The inference is that after all his triumphs and defeats, his loves and illusions, his glory and fall, he was taking the sweet and silent rest of utter oblivion, and very naturally he did not like to be disturbed, and so he told Saul some things that very nearly scared the lingering hope out of him, and almost reduced him to a condition where he himself was a fit candidate for a companionship with Samuel. Then suddenly the air grew warmer and fresher, the birds began to twitter in the first faint flush of the morning, and looking around one could not see Samuel any more.
Then the witch of Endor wanted Saul to take some refreshment, "But he refused and said, I will not eat."
But the woman did not pay any attention to his refusal, but killed a calf and cooked it, and made some biscuits "and she brought it before Saul, and before his servants, and they did eat" of course, since she smilingly invited them to.

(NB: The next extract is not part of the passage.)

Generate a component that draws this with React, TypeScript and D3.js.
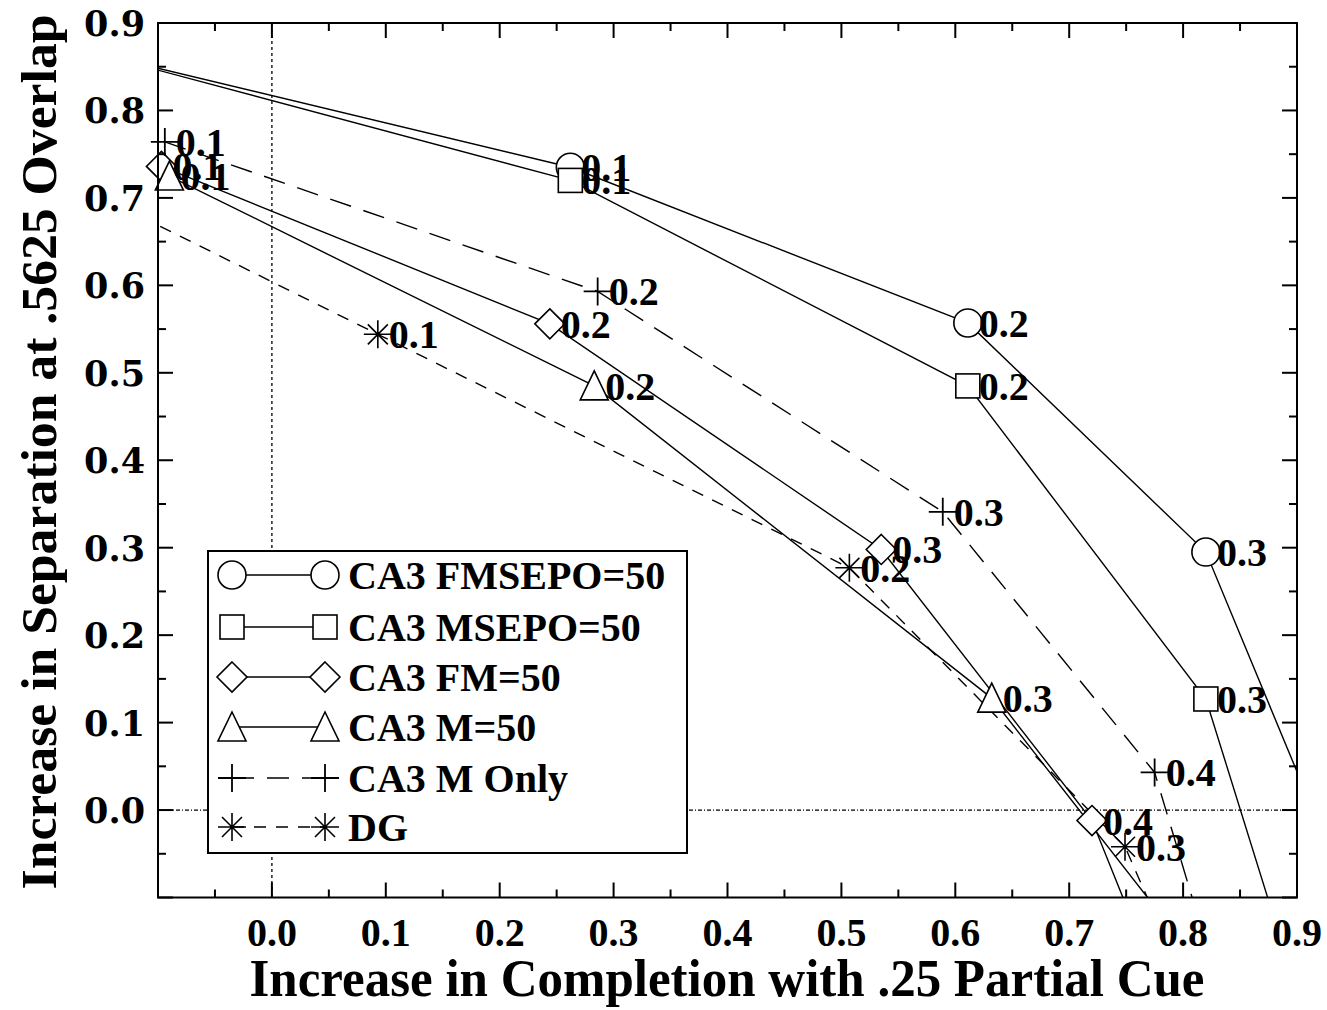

We suppose Saul's wife—at least one of them—was a lady who carried things with a high hand, ruled the servants, nagged her husband, delivered curtain lectures by the hour, scolded him to sleep and then scolded him awake again.
"And whipped the children, and fed the fowls,
And made his home resound with howls;"
since we hear him saying to his son Jonathan, "Thou son of the perverse, rebellious woman."
And behold Saul and David were the firmest friends, and every act of David's pleased Saul, and every smile delighted him, and Saul honored, trusted and advanced him, until the women came to have a hand in the affair and then all was changed.